Hey hey,
Had the weird experience to record percussion on a recording of ALWs Jesus Christ superstar that a friend of mine is doing and they had almost entirely used Mellotron and Chamberlin sounds for Strings, Oboes some voices but it really sounded flat and weird. Still had that weird ambience to it but didn´t have the right Kapaooww feeling. I think for instance the sampled Chamberlin stuff sounds great due to Harry Chamberlins great recordings of the instruments but when they are so clean and Hifi they just turn into weird Cellos sounds with the vibrato in the wrong places. Couldn´t help putting on some Fiona Apple when I got back home just to check that I wasn't all wrong and all of a sudden all the spinetingling came back.
I think the most important thing is when you use Mellotron samples is to get some of the original grittiness in there...pull it through an amp and mike it so it has some sonic framing to it. I do that a lot with my 400 pulling it through a Guitar amp with just a bit of Spring (no...not the band) reverb and it just sounds...right at least to my ears. If you doubletrack it ( if it is strings for instance) and pan hard lef/right and then add root notes on the Cello....you are home.
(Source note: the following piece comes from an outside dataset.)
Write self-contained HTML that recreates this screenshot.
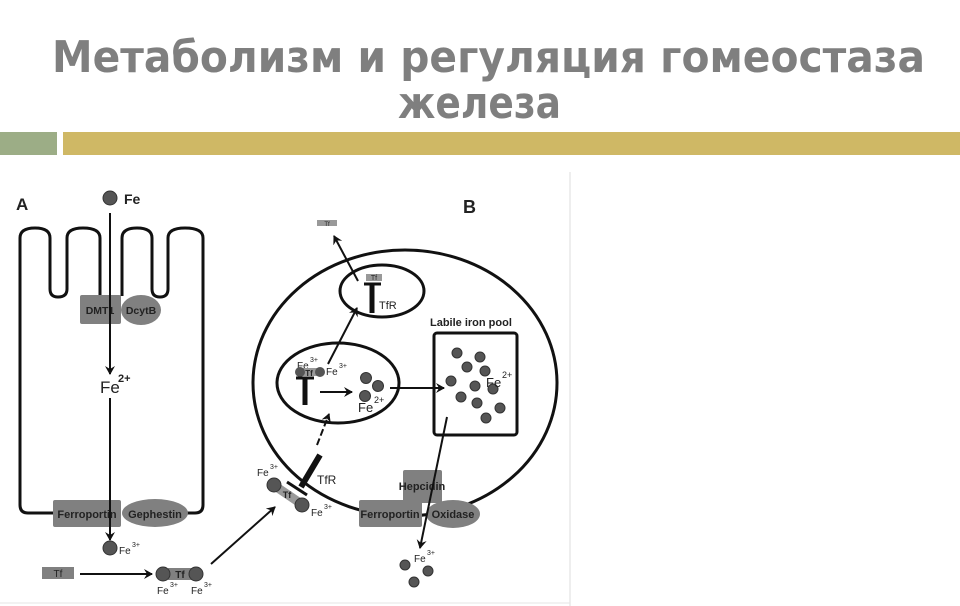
<!DOCTYPE html>
<html><head><meta charset="utf-8"><style>
html,body{margin:0;padding:0;background:#fff;width:960px;height:606px;overflow:hidden}
svg{display:block}
text{font-family:"Liberation Sans",Arial,sans-serif}
</style></head><body>
<svg width="960" height="606" viewBox="0 0 960 606" xmlns="http://www.w3.org/2000/svg">
<defs>
<marker id="ah" markerWidth="10" markerHeight="10" refX="8" refY="5" orient="auto" markerUnits="userSpaceOnUse">
<path d="M0,0 L9,5 L0,10 L3,5 Z" fill="#111"/>
</marker>
</defs>
<!-- Title -->
<g fill="#7f7f7f" font-family="DejaVu Sans,sans-serif" font-weight="bold">
<text x="52" y="72" font-size="44" textLength="873" lengthAdjust="spacingAndGlyphs" style="font-family:'DejaVu Sans',sans-serif">Метаболизм и регуляция гомеостаза</text>
<text x="398" y="118" font-size="44" textLength="163" lengthAdjust="spacingAndGlyphs" style="font-family:'DejaVu Sans',sans-serif">железа</text>
</g>
<rect x="0" y="132" width="57" height="23" fill="#9cad86"/>
<rect x="63" y="132" width="897" height="23" fill="#cfb865"/>
<line x1="570" y1="172" x2="570" y2="606" stroke="#ddd" stroke-width="1"/>
<line x1="0" y1="603" x2="570" y2="603" stroke="#e6e6e6" stroke-width="1"/>

<g stroke="#111" fill="none" stroke-width="3">
<!-- Cell A outline -->
<path d="M53,513 L28,513 Q20,513 20,505 L20,238 Q20,228 35,228 Q50,228 50,238 L50,289 Q50,297 58,297 Q67,297 67,289 L67,238 Q67,228 83,228 Q100,228 100,238 L100,296"/>
<path d="M122,296 L122,238 Q122,228 137,228 Q152,228 152,238 L152,289 Q152,297 160,297 Q168,297 168,289 L168,238 Q168,228 185,228 Q203,228 203,238 L203,505 Q203,513 195,513 L186,513"/>
<!-- B ellipses -->
<ellipse cx="405" cy="383" rx="152" ry="133"/>
<ellipse cx="382" cy="291" rx="42" ry="26"/>
<ellipse cx="338" cy="383" rx="61" ry="40"/>
<rect x="434" y="333" width="83" height="102" rx="3"/>
</g>

<!-- A components -->
<circle cx="110" cy="198" r="7" fill="#555" stroke="#333"/>
<text x="124" y="204" font-size="14" font-weight="bold" fill="#222">Fe</text>
<text x="16" y="210" font-size="17" font-weight="bold" fill="#222">A</text>
<rect x="80" y="295" width="41" height="29" rx="2" fill="#808080"/>
<ellipse cx="141" cy="310" rx="20" ry="15" fill="#808080"/>
<text x="100" y="314" font-size="10.5" font-weight="bold" fill="#222" text-anchor="middle">DMT1</text>
<text x="141" y="314" font-size="10.5" font-weight="bold" fill="#222" text-anchor="middle">DcytB</text>
<line x1="110" y1="213" x2="110" y2="374" stroke="#111" stroke-width="2" marker-end="url(#ah)"/>
<text x="100" y="393" font-size="17" fill="#222">Fe</text><text x="118" y="382" font-size="11" font-weight="bold" fill="#222">2+</text>
<line x1="110" y1="398" x2="110" y2="540" stroke="#111" stroke-width="2" marker-end="url(#ah)"/>
<rect x="53" y="500" width="68" height="27" rx="2" fill="#808080"/>
<ellipse cx="155" cy="513" rx="33" ry="14" fill="#808080"/>
<line x1="110" y1="498" x2="110" y2="540" stroke="#111" stroke-width="2"/>
<text x="87" y="518" font-size="11" font-weight="bold" fill="#222" text-anchor="middle">Ferroportin</text>
<text x="155" y="518" font-size="11" font-weight="bold" fill="#222" text-anchor="middle">Gephestin</text>
<circle cx="110" cy="548" r="7" fill="#555" stroke="#333"/>
<text x="119" y="554" font-size="10" fill="#222">Fe</text><text x="132" y="547" font-size="7" fill="#222">3+</text>
<rect x="42" y="567" width="32" height="12" fill="#808080"/>
<text x="58" y="577" font-size="10" fill="#222" text-anchor="middle">Tf</text>
<line x1="80" y1="574" x2="152" y2="574" stroke="#111" stroke-width="2" marker-end="url(#ah)"/>
<rect x="168" y="568" width="24" height="12" fill="#808080"/>
<text x="180" y="578" font-size="10" font-weight="bold" fill="#222" text-anchor="middle">Tf</text>
<circle cx="163" cy="574" r="7" fill="#555" stroke="#333"/>
<circle cx="196" cy="574" r="7" fill="#555" stroke="#333"/>
<text x="157" y="594" font-size="10" fill="#222">Fe</text><text x="170" y="587" font-size="7" fill="#222">3+</text>
<text x="191" y="594" font-size="10" fill="#222">Fe</text><text x="204" y="587" font-size="7" fill="#222">3+</text>
<line x1="211" y1="564" x2="275" y2="507" stroke="#111" stroke-width="2" marker-end="url(#ah)"/>

<!-- B components -->
<text x="463" y="213" font-size="18" font-weight="bold" fill="#222">B</text>
<rect x="317" y="220" width="20" height="6" fill="#999"/>
<text x="327" y="226" font-size="6" fill="#222" text-anchor="middle">Tf</text>
<line x1="358" y1="281" x2="334" y2="236" stroke="#111" stroke-width="2" marker-end="url(#ah)"/>
<rect x="366" y="274" width="16" height="7" fill="#999"/>
<text x="374" y="280" font-size="7" fill="#222" text-anchor="middle">Tf</text>
<line x1="364" y1="284" x2="381" y2="284" stroke="#111" stroke-width="3"/>
<line x1="372" y1="284" x2="372" y2="313" stroke="#111" stroke-width="5"/>
<text x="379" y="309" font-size="11" fill="#222">TfR</text>
<line x1="328" y1="364" x2="357" y2="308" stroke="#111" stroke-width="2" marker-end="url(#ah)"/>
<text x="297" y="369" font-size="10" fill="#222">Fe</text><text x="310" y="362" font-size="7" fill="#222">3+</text>
<rect x="300" y="368" width="20" height="8" fill="#999"/>
<circle cx="300" cy="372" r="5" fill="#555"/>
<circle cx="320" cy="372" r="5" fill="#555"/>
<text x="309" y="376" font-size="8" font-weight="bold" fill="#222" text-anchor="middle">Tf</text>
<text x="326" y="375" font-size="10" fill="#222">Fe</text><text x="339" y="368" font-size="7" fill="#222">3+</text>
<line x1="296" y1="378" x2="314" y2="378" stroke="#111" stroke-width="3"/>
<line x1="305" y1="378" x2="305" y2="405" stroke="#111" stroke-width="5"/>
<line x1="320" y1="392" x2="352" y2="392" stroke="#111" stroke-width="2" marker-end="url(#ah)"/>
<g fill="#555" stroke="#333">
<circle cx="366" cy="378" r="5.5"/><circle cx="378" cy="386" r="5.5"/><circle cx="365" cy="396" r="5.5"/>
</g>
<text x="358" y="412" font-size="13" fill="#222">Fe</text><text x="374" y="403" font-size="9" fill="#222">2+</text>
<line x1="390" y1="388" x2="444" y2="388" stroke="#111" stroke-width="2" marker-end="url(#ah)"/>
<text x="430" y="326" font-size="11" font-weight="bold" fill="#222">Labile iron pool</text>
<g fill="#555" stroke="#333">
<circle cx="457" cy="353" r="5"/><circle cx="480" cy="357" r="5"/><circle cx="467" cy="367" r="5"/><circle cx="485" cy="371" r="5"/><circle cx="451" cy="381" r="5"/><circle cx="475" cy="386" r="5"/><circle cx="493" cy="389" r="5"/><circle cx="461" cy="397" r="5"/><circle cx="477" cy="403" r="5"/><circle cx="500" cy="408" r="5"/><circle cx="486" cy="418" r="5"/>
</g>
<text x="486" y="387" font-size="13" fill="#222">Fe</text><text x="502" y="378" font-size="9" fill="#222">2+</text>
<rect x="403" y="470" width="39" height="33" rx="2" fill="#808080"/>
<rect x="359" y="500" width="63" height="27" rx="2" fill="#808080"/>
<ellipse cx="453" cy="514" rx="27" ry="14" fill="#808080"/>
<text x="422" y="490" font-size="11" font-weight="bold" fill="#222" text-anchor="middle">Hepcidin</text>
<text x="390" y="518" font-size="11" font-weight="bold" fill="#222" text-anchor="middle">Ferroportin</text>
<text x="453" y="518" font-size="11" font-weight="bold" fill="#222" text-anchor="middle">Oxidase</text>
<line x1="447" y1="417" x2="420" y2="548" stroke="#111" stroke-width="2" marker-end="url(#ah)"/>
<g fill="#555" stroke="#333">
<circle cx="405" cy="565" r="5"/><circle cx="428" cy="571" r="5"/><circle cx="414" cy="582" r="5"/>
</g>
<text x="414" y="562" font-size="10" fill="#222">Fe</text><text x="427" y="555" font-size="7" fill="#222">3+</text>
<!-- TfR at membrane -->
<line x1="317" y1="445" x2="329" y2="414" stroke="#111" stroke-width="2" stroke-dasharray="7,3" marker-end="url(#ah)"/>
<line x1="320" y1="455" x2="301" y2="487" stroke="#111" stroke-width="6"/>
<line x1="287" y1="482" x2="307" y2="495" stroke="#111" stroke-width="3"/>
<text x="317" y="484" font-size="12" fill="#222">TfR</text>
<line x1="275" y1="486" x2="300" y2="503" stroke="#999" stroke-width="9"/>
<circle cx="274" cy="485" r="7" fill="#555" stroke="#333"/>
<circle cx="302" cy="505" r="7" fill="#555" stroke="#333"/>
<text x="287" y="498" font-size="9" font-weight="bold" fill="#222" text-anchor="middle">Tf</text>
<text x="257" y="476" font-size="10" fill="#222">Fe</text><text x="270" y="469" font-size="7" fill="#222">3+</text>
<text x="311" y="516" font-size="10" fill="#222">Fe</text><text x="324" y="509" font-size="7" fill="#222">3+</text>
</svg>
</body></html>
Slight sidestep...I once used a Optigan drum loop on a pop track and when I showed up at the studio the next day...the exhausted engineer proclaimed proudly that he had spent the previous night cleaning up the loop getting all the scatchiness and clicks and cracks out...A difficult discussion followed.
I don´t want to be lengthy about this but another thing is...If you are using samples. One should try to play the sample in a original-sound manner. If you listen to the big Mellotron players it sounds great because they are adapting the playing to the instrument. Some notes are out of tune...so don´t play em et.c et.c Big massive chords didn´t always work out so you break it down into parts. John Paul Jones talked about approaching recording Mellotron parts as in viewing it as a String section. Everyone plays more or less one note interacting with the others creating chords and melodies.
What I am trying to get at is I think the samples are pretty decent. But the Mellotron isn´t a perfect instrument. If you play incredibly fast runs on a sample of the 3 violins it won´t sound like Tony Banks, King Crimson or Rick Wakeman. And it won´t have anything to do with the sample.
An interesting thing is also the fact that all of a sudden there must thousands upon thousands of people with samples of the weirdest Mellotron sounds available and I have so far (to my knowledge) never heard anyone use any of the Mark II organs or the electric guitar. It is still the same old strings and choirs... Seems like a terrible waste of opportunities.